Tegenargumenten

Tegenwerping (Positivisme):
Deze vragen kunnen niet beantwoord worden, want ze zijn betekenisloos. ((Uitwerken.))
Antwoord:
Het positivisme is niet houdbaar, want het lijdt aan een restrictieparadox.
Tegenwerping (Zijnsvraag blijft):
Deze opties lossen de vraag naar de grond van het bestaan niet op.
Antwoord:
Inderdaad, de vraag waarom er iets is in plaats van niets wordt hiermee niet beantwoord. De solipsistische en de transcendente visie leiden tot de vraag waarom er een geest is, en de naturalistische visie tot de vraag waarom er een wereld met geesten is. Het bestaan van die vraag helpt ons niet te kiezen vóór of tegen één van de visies. ((Wel is er een schaduw van een mogelijke oplossing in het transcendente wereldbeeld.))

Goed, we hebben dus een transcendentiegraaf — maar misschien is die transcendentiegraaf geen boom.

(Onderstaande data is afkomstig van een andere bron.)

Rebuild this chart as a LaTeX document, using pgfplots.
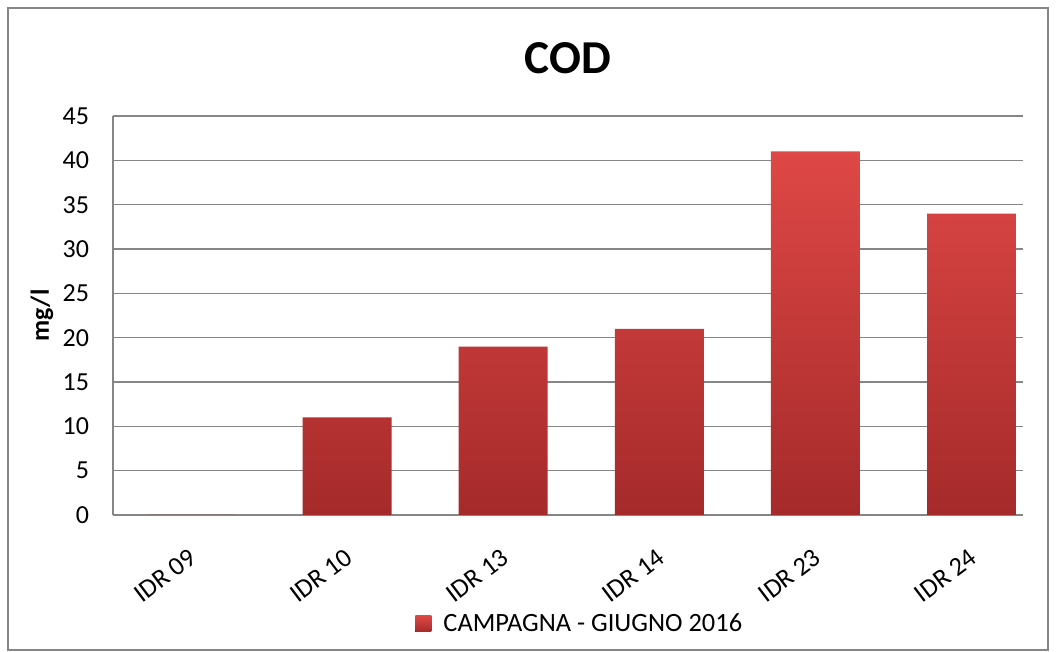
\documentclass[border=0pt]{standalone}
\usepackage{pgfplots}
\pgfplotsset{compat=1.18}
\usepackage{fontspec}
\setmainfont{Carlito}

\definecolor{barTop}{RGB}{222,72,70}
\definecolor{barBot}{RGB}{165,42,42}
\definecolor{gridGray}{RGB}{134,134,134}

\begin{document}
\begin{tikzpicture}
% overall page and chart frame (1px = 0.5pt)
\useasboundingbox (0,0) rectangle (528pt,326pt);
\draw[gridGray, line width=0.6pt] (4pt,1pt) rectangle (524pt,322pt);

\begin{axis}[
    at={(56.5pt,68.5pt)}, anchor=south west,
    scale only axis,
    width=455pt, height=199.5pt,
    xmin=-0.5, xmax=5.33,
    ymin=0, ymax=45,
    ytick={0,5,...,45},
    xtick={0,...,5},
    xticklabels={IDR 09, IDR 10, IDR 13, IDR 14, IDR 23, IDR 24},
    /pgf/number format/assume math mode=true,
    x tick label style={rotate=37, anchor=north east, font=\fontsize{13.2}{15}\selectfont, xshift=-7.5pt, yshift=-8.5pt},
    y tick label style={font=\fontsize{13}{15}\selectfont, xshift=-8.5pt},
    major tick length=0pt,
    axis x line*=bottom, axis y line*=left,
    axis line style={gridGray, line width=0.8pt, -},
    ymajorgrids=true,
    grid style={gridGray, line width=0.6pt},
    ylabel={\textbf{mg/l}},
    ylabel style={font=\fontsize{13}{15}\selectfont, at={(axis description cs:-0.078,0.5)}, anchor=center},
    title={\textbf{COD}},
    title style={font=\fontsize{23.6}{27}\selectfont, at={(0.5,1)}, anchor=center, yshift=23pt},
    legend style={at={(0.514,-0.273)}, anchor=center, draw=none, fill=none,
        font=\fontsize{13.2}{15}\selectfont},
    legend image code/.code={\fill[top color=barTop, bottom color=barBot] (0pt,-4pt) rectangle (8pt,4pt);},
    legend cell align=left,
    legend style={/tikz/every odd column/.append style={column sep=4pt}},
]
\addplot[ybar, bar width=0.57, top color=barTop, bottom color=barBot, draw=none]
    coordinates {(0,0) (1,11) (2,19) (3,21) (4,41) (5,34)};
\legend{CAMPAGNA - GIUGNO 2016}
\end{axis}
\end{tikzpicture}
\end{document}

Tegenwerping (Confluentie mogelijk):
Ik kan ook twee mensen dromen die samen dezelfde droom hebben, of iemand wiens droomfiguur dezelfde droom heeft als zijn zus.
Antwoord:
Dat is juist, maar dan is op zijn minst één van die dromers niet vrij, niet almachtig — anders zouden ze onderling strijdige zaken kunnen dromen, en zouden hun dromen niet meer identiek zijn. Niet vrij zijn betekent dat ze niet op het hoogste niveau bestaan, want er is iets dat hen beperkt.
Tegenwerping (Cykels mogelijk):
Sterker nog, ik kan twee mensen dromen die elkaar dromen.
Antwoord:
Dat is juist; die gevallen lijken op tekeningen van Maurits Cornelis Escher. Zo komt de tekening „tekenende handen” overeen met twee mensen die elkaar dromen, en „De schilderijententoonstelling” met iemand die zichzelf droomt. Zulke zaken zijn mogelijk binnen een gemeenschappelijk hoger niveau, dus de transcendentieladder blijft bestaan. Die twee handen lijken elkaar te tekenen, maar zijn in werkelijkheid door Escher getekend. Die twee mensen die elkaar dromen lijken weliswaar elkaar te dromen, maar worden in werkelijkheid door mij gedroomd.

((Te doen.))

Natuurlijk gelden bovenstaande argumenten slechts economisch; wellicht hebben ze ontisch geen betekenis, maar dan hebben de tegenwerpingen dat ook niet.